** START RECORD EXCERPTS **
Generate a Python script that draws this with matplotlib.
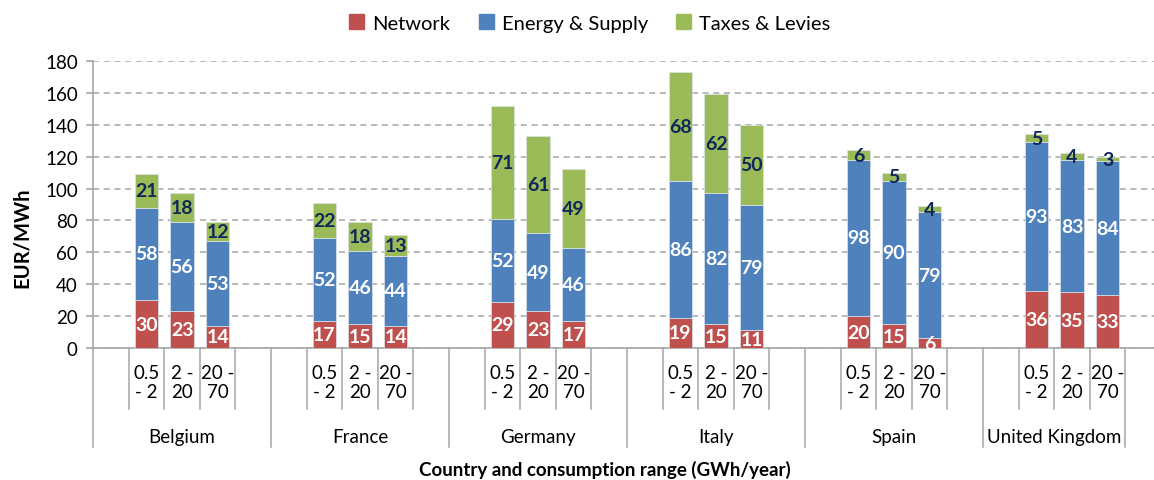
** END RECORD EXCERPTS **
** START RECORD EXCERPTS **
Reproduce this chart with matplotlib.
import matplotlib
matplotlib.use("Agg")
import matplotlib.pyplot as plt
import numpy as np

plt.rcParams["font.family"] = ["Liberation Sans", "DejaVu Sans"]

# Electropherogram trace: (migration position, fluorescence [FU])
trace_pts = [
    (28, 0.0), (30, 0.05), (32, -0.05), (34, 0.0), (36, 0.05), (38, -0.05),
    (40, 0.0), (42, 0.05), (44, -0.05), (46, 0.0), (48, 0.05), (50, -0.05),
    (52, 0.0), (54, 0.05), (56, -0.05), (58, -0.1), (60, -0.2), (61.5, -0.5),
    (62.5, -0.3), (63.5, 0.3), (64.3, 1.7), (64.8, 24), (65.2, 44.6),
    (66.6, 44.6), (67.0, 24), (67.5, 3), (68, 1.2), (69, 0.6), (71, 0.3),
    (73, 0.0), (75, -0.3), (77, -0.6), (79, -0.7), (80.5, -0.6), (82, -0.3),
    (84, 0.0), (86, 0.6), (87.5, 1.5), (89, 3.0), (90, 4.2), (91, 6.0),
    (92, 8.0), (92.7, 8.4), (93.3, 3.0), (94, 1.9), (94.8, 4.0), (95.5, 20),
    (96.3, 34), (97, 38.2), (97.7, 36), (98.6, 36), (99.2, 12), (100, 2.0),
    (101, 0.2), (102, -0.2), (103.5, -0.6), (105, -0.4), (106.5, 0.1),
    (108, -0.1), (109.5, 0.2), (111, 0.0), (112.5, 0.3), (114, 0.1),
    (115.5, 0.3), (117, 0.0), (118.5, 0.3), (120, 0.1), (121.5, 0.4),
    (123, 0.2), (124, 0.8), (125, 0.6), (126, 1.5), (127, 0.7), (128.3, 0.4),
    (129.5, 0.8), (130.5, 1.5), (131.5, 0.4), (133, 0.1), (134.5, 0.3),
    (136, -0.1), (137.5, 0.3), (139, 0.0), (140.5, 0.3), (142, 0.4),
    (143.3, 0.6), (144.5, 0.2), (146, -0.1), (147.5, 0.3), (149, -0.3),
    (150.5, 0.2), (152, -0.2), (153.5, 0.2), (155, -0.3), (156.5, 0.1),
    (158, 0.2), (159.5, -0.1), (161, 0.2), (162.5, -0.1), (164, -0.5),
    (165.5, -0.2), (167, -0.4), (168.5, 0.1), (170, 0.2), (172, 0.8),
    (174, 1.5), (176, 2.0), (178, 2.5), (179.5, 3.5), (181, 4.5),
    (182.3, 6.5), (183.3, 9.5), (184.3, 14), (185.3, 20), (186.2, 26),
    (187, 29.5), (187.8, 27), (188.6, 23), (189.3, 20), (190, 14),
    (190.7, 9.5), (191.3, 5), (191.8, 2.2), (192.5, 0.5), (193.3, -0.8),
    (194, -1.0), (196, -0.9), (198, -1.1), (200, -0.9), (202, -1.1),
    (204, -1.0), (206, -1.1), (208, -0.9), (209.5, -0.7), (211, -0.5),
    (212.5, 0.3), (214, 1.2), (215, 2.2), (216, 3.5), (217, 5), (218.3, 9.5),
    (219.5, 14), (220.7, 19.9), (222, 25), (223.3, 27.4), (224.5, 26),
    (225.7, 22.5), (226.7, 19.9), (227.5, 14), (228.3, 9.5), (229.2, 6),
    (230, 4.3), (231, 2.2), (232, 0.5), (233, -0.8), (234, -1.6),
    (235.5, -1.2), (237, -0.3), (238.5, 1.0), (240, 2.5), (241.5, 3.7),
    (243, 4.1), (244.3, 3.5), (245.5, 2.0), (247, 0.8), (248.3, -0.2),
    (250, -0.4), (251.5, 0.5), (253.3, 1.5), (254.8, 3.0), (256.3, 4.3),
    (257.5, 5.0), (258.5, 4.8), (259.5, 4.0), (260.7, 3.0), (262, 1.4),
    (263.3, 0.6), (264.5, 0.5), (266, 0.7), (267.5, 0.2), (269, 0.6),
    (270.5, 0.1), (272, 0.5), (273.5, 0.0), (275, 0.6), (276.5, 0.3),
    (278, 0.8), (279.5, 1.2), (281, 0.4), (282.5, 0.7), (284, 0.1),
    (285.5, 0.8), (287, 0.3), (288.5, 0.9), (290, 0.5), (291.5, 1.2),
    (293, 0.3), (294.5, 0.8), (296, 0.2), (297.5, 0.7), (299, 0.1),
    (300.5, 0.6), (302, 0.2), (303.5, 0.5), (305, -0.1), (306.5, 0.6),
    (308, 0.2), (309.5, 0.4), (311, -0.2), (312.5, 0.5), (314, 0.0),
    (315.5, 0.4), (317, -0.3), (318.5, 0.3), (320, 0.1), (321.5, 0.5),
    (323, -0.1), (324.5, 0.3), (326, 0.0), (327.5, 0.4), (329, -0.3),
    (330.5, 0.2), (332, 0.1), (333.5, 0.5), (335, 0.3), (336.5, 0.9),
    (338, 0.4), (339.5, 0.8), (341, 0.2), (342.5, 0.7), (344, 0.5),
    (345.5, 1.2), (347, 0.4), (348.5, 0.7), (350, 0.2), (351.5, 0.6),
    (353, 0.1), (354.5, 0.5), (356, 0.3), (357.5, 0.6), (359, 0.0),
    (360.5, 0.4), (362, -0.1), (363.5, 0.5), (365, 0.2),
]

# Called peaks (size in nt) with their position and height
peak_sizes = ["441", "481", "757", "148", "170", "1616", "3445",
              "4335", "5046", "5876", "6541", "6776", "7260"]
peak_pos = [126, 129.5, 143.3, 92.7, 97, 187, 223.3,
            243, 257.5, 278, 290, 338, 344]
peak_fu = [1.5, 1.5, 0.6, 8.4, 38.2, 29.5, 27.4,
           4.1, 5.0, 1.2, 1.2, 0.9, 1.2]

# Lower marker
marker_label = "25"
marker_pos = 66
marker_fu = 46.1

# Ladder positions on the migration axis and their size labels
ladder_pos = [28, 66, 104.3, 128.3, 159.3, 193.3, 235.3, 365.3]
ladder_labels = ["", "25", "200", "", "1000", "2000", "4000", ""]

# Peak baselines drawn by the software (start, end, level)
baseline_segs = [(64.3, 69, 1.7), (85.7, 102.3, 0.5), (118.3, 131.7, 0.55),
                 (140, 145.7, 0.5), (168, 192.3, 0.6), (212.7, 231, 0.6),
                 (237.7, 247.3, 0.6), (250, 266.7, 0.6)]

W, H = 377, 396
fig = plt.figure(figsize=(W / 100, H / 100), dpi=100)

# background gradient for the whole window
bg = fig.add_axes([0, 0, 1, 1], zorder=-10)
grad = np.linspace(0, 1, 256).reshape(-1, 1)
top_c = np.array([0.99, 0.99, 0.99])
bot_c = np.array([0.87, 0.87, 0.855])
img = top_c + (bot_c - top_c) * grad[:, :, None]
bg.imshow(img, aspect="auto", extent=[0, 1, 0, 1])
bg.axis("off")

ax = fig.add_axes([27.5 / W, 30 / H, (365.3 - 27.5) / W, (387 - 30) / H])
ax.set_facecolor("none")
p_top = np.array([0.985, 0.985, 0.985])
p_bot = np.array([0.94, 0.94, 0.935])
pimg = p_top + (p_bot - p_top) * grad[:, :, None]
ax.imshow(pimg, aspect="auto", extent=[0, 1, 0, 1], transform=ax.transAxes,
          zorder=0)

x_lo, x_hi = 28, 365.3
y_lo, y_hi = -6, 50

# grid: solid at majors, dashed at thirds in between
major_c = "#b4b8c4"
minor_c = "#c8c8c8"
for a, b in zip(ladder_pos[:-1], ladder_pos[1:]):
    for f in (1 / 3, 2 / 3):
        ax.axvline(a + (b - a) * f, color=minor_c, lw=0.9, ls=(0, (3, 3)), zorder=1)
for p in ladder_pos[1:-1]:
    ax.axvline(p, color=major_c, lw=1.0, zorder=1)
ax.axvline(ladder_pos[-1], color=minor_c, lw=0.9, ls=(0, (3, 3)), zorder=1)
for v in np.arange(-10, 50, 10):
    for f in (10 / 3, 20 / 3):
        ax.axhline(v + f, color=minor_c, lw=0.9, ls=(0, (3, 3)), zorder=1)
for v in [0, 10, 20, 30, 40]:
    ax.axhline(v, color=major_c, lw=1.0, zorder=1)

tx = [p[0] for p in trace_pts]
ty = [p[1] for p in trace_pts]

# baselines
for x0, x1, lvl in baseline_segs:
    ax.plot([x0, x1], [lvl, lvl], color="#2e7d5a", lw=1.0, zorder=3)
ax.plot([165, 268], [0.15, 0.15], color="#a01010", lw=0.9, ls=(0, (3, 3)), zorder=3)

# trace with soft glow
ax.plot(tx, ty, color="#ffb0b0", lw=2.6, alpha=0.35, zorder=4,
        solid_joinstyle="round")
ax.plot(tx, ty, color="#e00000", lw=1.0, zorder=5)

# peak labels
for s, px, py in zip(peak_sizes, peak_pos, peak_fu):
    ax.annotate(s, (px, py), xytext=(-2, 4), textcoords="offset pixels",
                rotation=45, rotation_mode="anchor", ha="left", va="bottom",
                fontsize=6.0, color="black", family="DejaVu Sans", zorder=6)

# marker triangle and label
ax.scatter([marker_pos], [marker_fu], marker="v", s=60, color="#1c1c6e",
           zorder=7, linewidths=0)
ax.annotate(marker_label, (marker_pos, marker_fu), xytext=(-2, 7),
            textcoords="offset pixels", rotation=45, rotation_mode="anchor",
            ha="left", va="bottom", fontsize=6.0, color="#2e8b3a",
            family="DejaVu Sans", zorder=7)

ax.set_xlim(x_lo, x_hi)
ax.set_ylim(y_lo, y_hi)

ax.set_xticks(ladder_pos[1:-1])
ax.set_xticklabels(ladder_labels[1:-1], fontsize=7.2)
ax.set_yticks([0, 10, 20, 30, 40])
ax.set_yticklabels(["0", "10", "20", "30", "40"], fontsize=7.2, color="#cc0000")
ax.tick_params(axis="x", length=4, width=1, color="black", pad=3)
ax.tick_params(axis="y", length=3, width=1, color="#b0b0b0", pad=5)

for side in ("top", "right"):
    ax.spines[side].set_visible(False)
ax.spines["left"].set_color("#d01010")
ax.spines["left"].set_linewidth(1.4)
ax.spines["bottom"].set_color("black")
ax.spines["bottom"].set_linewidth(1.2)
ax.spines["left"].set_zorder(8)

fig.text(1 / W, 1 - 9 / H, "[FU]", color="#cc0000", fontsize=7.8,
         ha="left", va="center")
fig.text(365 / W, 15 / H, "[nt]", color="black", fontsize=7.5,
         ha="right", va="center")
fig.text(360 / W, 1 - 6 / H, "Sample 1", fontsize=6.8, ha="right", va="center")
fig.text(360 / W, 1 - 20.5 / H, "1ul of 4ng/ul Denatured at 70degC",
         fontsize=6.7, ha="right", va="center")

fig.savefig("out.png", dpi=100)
** END RECORD EXCERPTS **
● **BRIEF**: List all lines from the entries that include the word "this".

● **FULL ANSWER**:
Generate a Python script that draws this with matplotlib.
Reproduce this chart with matplotlib.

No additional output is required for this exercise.